*What the task asks*: Go through the lines below. Copy those with "matplotlib".

━━━━━ Supplied information ━━━━━

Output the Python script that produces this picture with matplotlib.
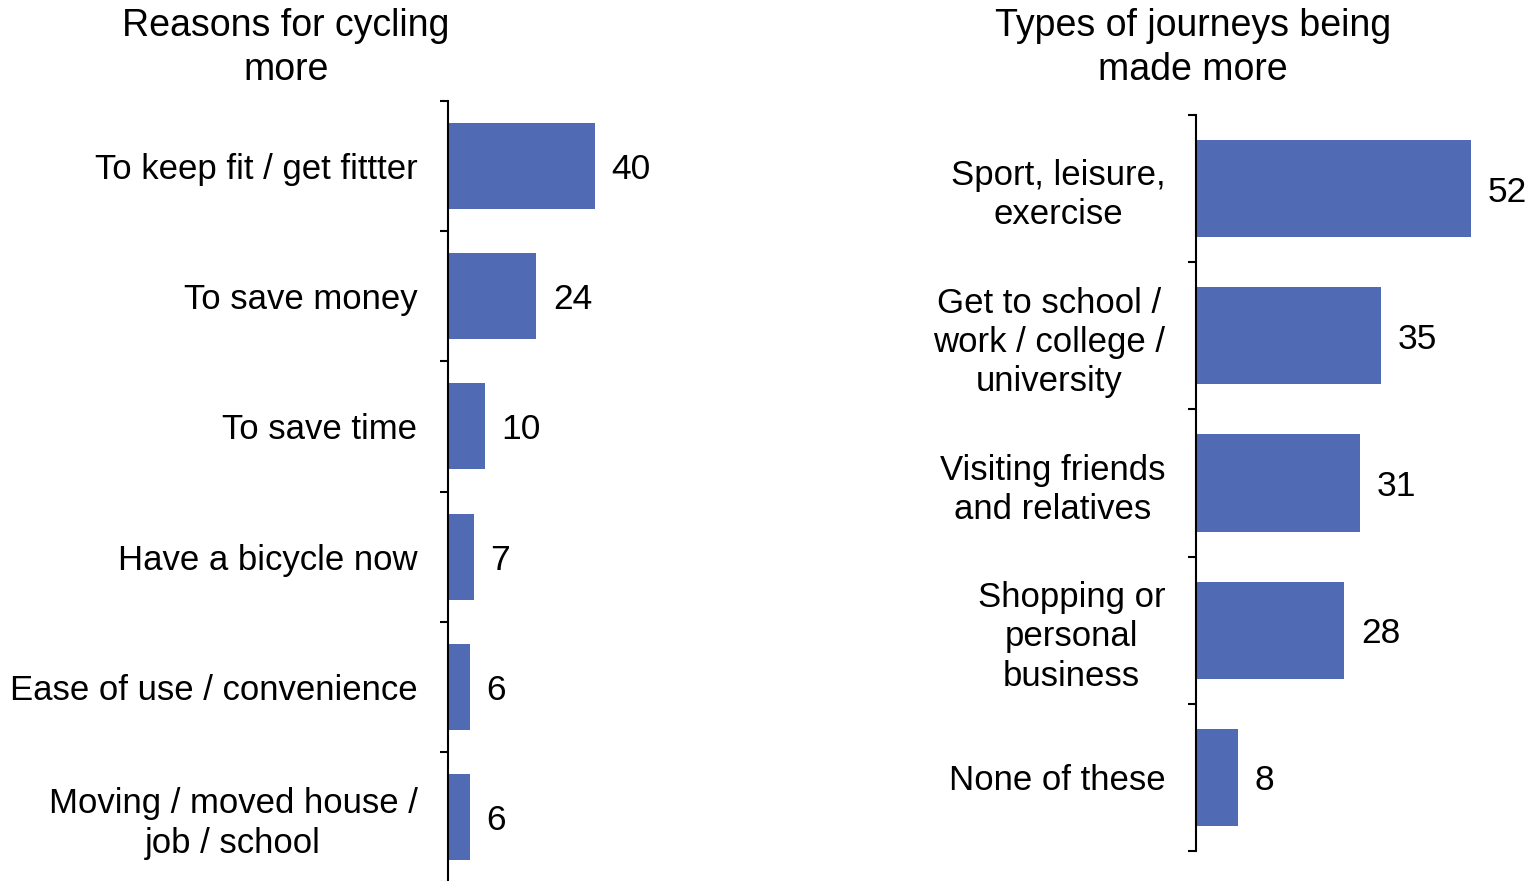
import numpy as np
import matplotlib.pyplot as plt
from matplotlib.ticker import FixedLocator

plt.rcParams['font.family'] = ['Liberation Sans', 'DejaVu Sans']

# data
reasons = ['To keep fit / get fittter', 'To save money', 'To save time',
           'Have a bicycle now', 'Ease of use / convenience',
           'Moving / moved house /\njob / school']
reason_vals = [40, 24, 10, 7, 6, 6]

journeys = ['Sport, leisure,\nexercise', 'Get to school /\nwork / college /\nuniversity',
            'Visiting friends\nand relatives', 'Shopping or\npersonal\nbusiness',
            'None of these']
journey_vals = [52, 35, 31, 28, 8]

bar_color = '#506AB3'
W, H = 1530, 881
fig = plt.figure(figsize=(W / 100, H / 100), dpi=100)


def px_axes(x0, y0, x1, y1):
    # pixel box (top-left origin) -> figure fraction
    return fig.add_axes([x0 / W, 1 - y1 / H, (x1 - x0) / W, (y1 - y0) / H])


def draw(ax, labels, vals, xmax):
    n = len(labels)
    y = np.arange(n)
    ax.barh(y, vals, height=0.66, color=bar_color)
    ax.set_ylim(n - 0.5, -0.5)
    ax.set_xlim(0, xmax)
    for s in ['top', 'right', 'bottom']:
        ax.spines[s].set_visible(False)
    ax.spines['left'].set_linewidth(1.5)
    ax.set_xticks([])
    ax.set_yticks(y)
    ax.set_yticklabels(labels, fontsize=25)
    for t in ax.get_yticklabels():
        t.set_multialignment('center')
        t.set_linespacing(1.24)
    ax.tick_params(axis='y', which='major', length=0, pad=22)
    ax.yaxis.set_minor_locator(FixedLocator(np.arange(n + 1) - 0.5))
    ax.tick_params(axis='y', which='minor', length=6, width=1.5, direction='out')
    for yi, v in zip(y, vals):
        ax.annotate(str(v), (v, yi), xytext=(12, 0), textcoords='offset points',
                    va='center_baseline', ha='left', fontsize=25.5)


ax1 = px_axes(448, 101, 700, 882)
draw(ax1, reasons, reason_vals, 252 / 3.675)

ax2 = px_axes(1196, 115, 1530, 851)
draw(ax2, journeys, journey_vals, 334 / 5.29)

fig.text(286 / W, 1 - 8 / H, 'Reasons for cycling\nmore', ha='center', va='top',
         fontsize=27, linespacing=1.3)
fig.text(1193 / W, 1 - 8 / H, 'Types of journeys being\nmade more', ha='center', va='top',
         fontsize=27, linespacing=1.3)

fig.savefig('out.png', dpi=100)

━━━━━

*Exercise solution*:
Output the Python script that produces this picture with matplotlib.
import matplotlib.pyplot as plt
from matplotlib.ticker import FixedLocator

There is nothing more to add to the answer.